Each line contains a single adjective-noun pair.

Examples:

left-wing       ideology
political       party
religious       leader

chemisch        Element
deutsch         Film
grell           Lampe

 

 

Verb-object data

 

List of verbs and their direct object (extracted from the Wikipedia-derived parse trees above).

Each line contains a single verb-object pair.

Examples:

turn#off        brain
outwit  enemy
rouse   suspicion

abfahren        Strecke
weiterentwickeln        Technik
annehmen        Ruf

 

 

Cross-lingual Relatedness Thesaurus

 

We used graph similarity algorithms to create a bilingual semantic relatedness thesaurus. For every English word, there are ten German words deemed related by the algorithm. and vice versa. The method used to create this resource will be described in a forthcoming publication (accepted at LREC2010).

The data comes in gzipped text files, each containing blocks of one word and ten related words, each on its own line. The lines of the related words are indented with a TAB character. The next block is separated by an empty line.

Example:

(lion,n)
        (Panther,n)
        (Nashorn,n)
        (Löwe,n)
        (Büffel,n)
        (Jaguar,n)
        (Leopard,n)
        (Tiger,n)
        (Puma,n)
        (Elefant,n)
        (Antilope,n)

(Möwe,n)
        (gull,n)
        (swan,n)
        (goose,n)
        (duck,n)
        (teal,n)
        (flamingo,n)
        (loon,n)
        (grebe,n)
        (cormorant,n)
        (tern,n)

 

 

Parsed Wikipedia Data

 

We have parsed the text of English and German Wikipedia articles using BitPar. This is one of the few large collections of compararable text parsed with the same parser.

The data comes in an archive that bundles gzipped files, each containing about 500 parsed sentences. Each line consists the parse tree of one sentence encoded as structure of nested brackets.
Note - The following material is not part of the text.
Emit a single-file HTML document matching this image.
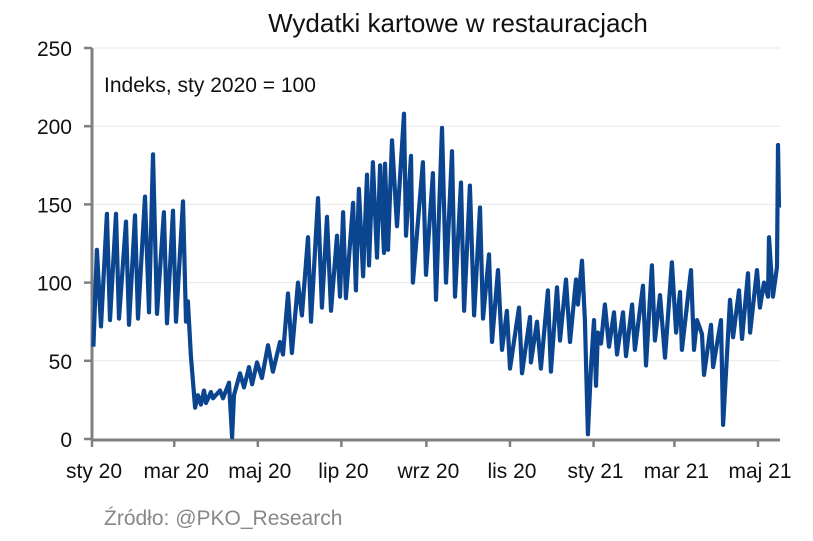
<!DOCTYPE html>
<html><head><meta charset="utf-8"><style>
body{margin:0;background:#fff;width:813px;height:536px;overflow:hidden;font-family:"Liberation Sans",sans-serif}
svg text{font-family:"Liberation Sans",sans-serif}
</style></head><body>
<svg id="chart" width="813" height="536" viewBox="0 0 813 536">
<text x="458" y="32" font-size="26" text-anchor="middle" fill="#111">Wydatki kartowe w restauracjach</text>
<text x="104" y="92" font-size="21" fill="#111">Indeks, sty 2020 = 100</text>
<text x="104" y="525" font-size="21" fill="#888">Źródło: @PKO_Research</text>
<g id="grid"></g><g id="axes"></g><path id="line" fill="none" stroke="#0b4590" stroke-width="4.2" stroke-linejoin="round"/>
</svg>
<script>
const yTicks=[0,50,100,150,200,250];
const xTickLabels=["sty 20","mar 20","maj 20","lip 20","wrz 20","lis 20","sty 21","mar 21","maj 21"];
const xTickDays=[0,60,121,182,244,305,366,425,486];
const days=[1,3.6,6.6,10.9,13.1,17.5,19.7,24.8,27,31.4,33.6,38.7,41.6,44.5,47.4,52.5,54.7,59.1,61.3,66.4,68.6,70,72.2,75.2,77.3,79.5,81.7,83.2,86.8,88.3,93.4,95.6,100,102.2,103.6,108,110.9,114.6,116.8,120.4,124,128.4,132,137.2,139.4,143,145.9,150.3,153.2,157.6,159.8,164.9,167.8,171.5,174.4,178.8,181,183.2,185.3,190.5,192.6,194.8,197.8,200.7,202.1,205,208,210.2,213.1,213.8,216,218.9,222.6,227.7,229.1,232.8,234.2,241.5,243.7,248.8,251,255.4,258.3,262.7,264.9,269.3,271.5,275.8,278.8,283.1,285.3,289.7,291.9,296.3,299.2,302.8,305,311.6,313.8,319.6,320.3,324.7,327.6,332.7,334.9,339.3,341.5,345.9,348.8,353.2,354.6,357.6,359.7,361.9,364.1,366.3,367.8,369.2,371.4,374.3,377.3,380.9,383.1,387.5,389.7,394.1,396.2,402.1,404.3,408.6,410.8,414.5,418.1,423.2,426.2,429.1,430.5,437.1,439.3,441.5,445.1,446.6,451.7,453.2,459,460.5,463.4,465.6,467.8,472.1,474.3,478.7,480.2,485.3,487.4,490.4,493.3,494,496.9,499.9,500.6,501.3];
const values=[59,121,72,144,76,144,77,139,73,143,77,155,81,182,80,145,74,146,75,152,75,88,53,20,28,22,31,23,30,26,31,26,36,1,28,42,33,46,35,49,39,60,43,62,54,93,55,100,79,129,75,154,84,142,82,130,91,145,90,151,95,160,104,169,111,177,116,175,119,176,121,191,136,208,130,181,100,177,105,170,89,199,100,184,91,164,82,162,79,148,77,118,62,108,57,82,45,84,42,78,49,75,45,95,43,97,63,102,62,102,86,114,76,3,46,76,34,68,61,86,59,81,54,81,53,86,57,98,47,111,63,92,52,113,68,94,57,108,57,76,67,41,73,46,76,9,54,89,65,95,64,106,68,108,84,100,91,129,91,110,188,148];
const X=d=>92+d*(758-92)/486, Y=v=>439-v*(439-48)/250;
const ns="http://www.w3.org/2000/svg", g=document.getElementById('grid'), ax=document.getElementById('axes');
yTicks.forEach(t=>{
 if(t>0){const l=document.createElementNS(ns,'line');
 
 
 l.setAttribute('x1',92);l.setAttribute('x2',780);l.setAttribute('y1',Y(t));l.setAttribute('y2',Y(t));l.setAttribute('stroke','#e8e8e8');g.appendChild(l);}
 const tk=document.createElementNS(ns,'line');
 
 
 tk.setAttribute('x1',84);tk.setAttribute('x2',92);tk.setAttribute('y1',Y(t));tk.setAttribute('y2',Y(t));tk.setAttribute('stroke','#808080');tk.setAttribute('stroke-width','2.5');ax.appendChild(tk);
 const tx=document.createElementNS(ns,'text');
 
 
 tx.setAttribute('x',72);tx.setAttribute('y',Y(t)+8);tx.setAttribute('text-anchor','end');tx.setAttribute('font-size','21');tx.setAttribute('fill','#111');tx.textContent=t;ax.appendChild(tx);
});
xTickDays.forEach((d,i)=>{
 const tk=document.createElementNS(ns,'line');
 
 
 tk.setAttribute('x1',X(d));tk.setAttribute('x2',X(d));tk.setAttribute('y1',439);tk.setAttribute('y2',447);tk.setAttribute('stroke','#808080');tk.setAttribute('stroke-width','2.5');ax.appendChild(tk);
 const tx=document.createElementNS(ns,'text');
 
 
 tx.setAttribute('x',X(d)+2);tx.setAttribute('y',478);tx.setAttribute('text-anchor','middle');tx.setAttribute('font-size','21');tx.setAttribute('fill','#111');tx.textContent=xTickLabels[i];ax.appendChild(tx);
});
[[92,48,92,440],[91,440,780,440]].forEach(c=>{const l=document.createElementNS(ns,'line');
 
 
 l.setAttribute('x1',c[0]);l.setAttribute('y1',c[1]);l.setAttribute('x2',c[2]);l.setAttribute('y2',c[3]);l.setAttribute('stroke','#808080');l.setAttribute('stroke-width','3');ax.appendChild(l);});
document.getElementById('line').setAttribute('d',days.map((d,i)=>(i?'L':'M')+X(d).toFixed(1)+' '+Y(values[i]).toFixed(1)).join(''));
</script>
</body></html>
Example sentence "It is one of 58 counties of Gansu.":

(TOP
 (S/fin/.
  (NP-SBJ/3s/base
   (PRP/3s It))
  (VP/3s
   (VBZ/n is)
   (NP-PRD/pp
    (NP/base
     (QP
      (\<QP\[CD\]IN/of|CD\>
       (CD one)
       (IN/of of))
      (CD 58))
     (NNS counties))
    (PP/of/NP
     (IN/of of)
     (NP/base
      (NNP Gansu)))))
  (. .)))

 

 

Co-occurrence Data

 

List of co-occurring word tuples extracted from Wikipedia. The word-word coocurrences were extracted using a cooccurrence window of 3 consecutive words. The files contain tables in the form of Stefan http://www.collocations.de/software.html. The l1 column contains the left word, the l2 column the right word. The right word is appended with "_x" where x is the position in the context window. Example ""Aachen amtlich_3"" means that the word "amtlich" occurred to the right of "Aachen", with two words inbetween. Also included are frequency counts of the left word (f1), the right word (f2, positions are distinguished), counts of the pair f, and log-likelihood statistics am.log.likelihood. The pairs are filtered for space reasons, only pairs with occured more than once, with individual word frequencies > 100 and a log-likelihood ration > 3.87 are included.

(Tables coming soon)

 

Lexicon Induction Test Dataset

Comparative evaluation of methods for bilingual lexicon induction is hampered by the lack of a common evaluation methodology and a common test dataset. Together with Reinhard Rapp (Johannes Gutenberg University Mainz), we propose a common test dataset for the evaluation of lexicon induction experiments. We hope that this data will serve as a basis for a standard evaluation.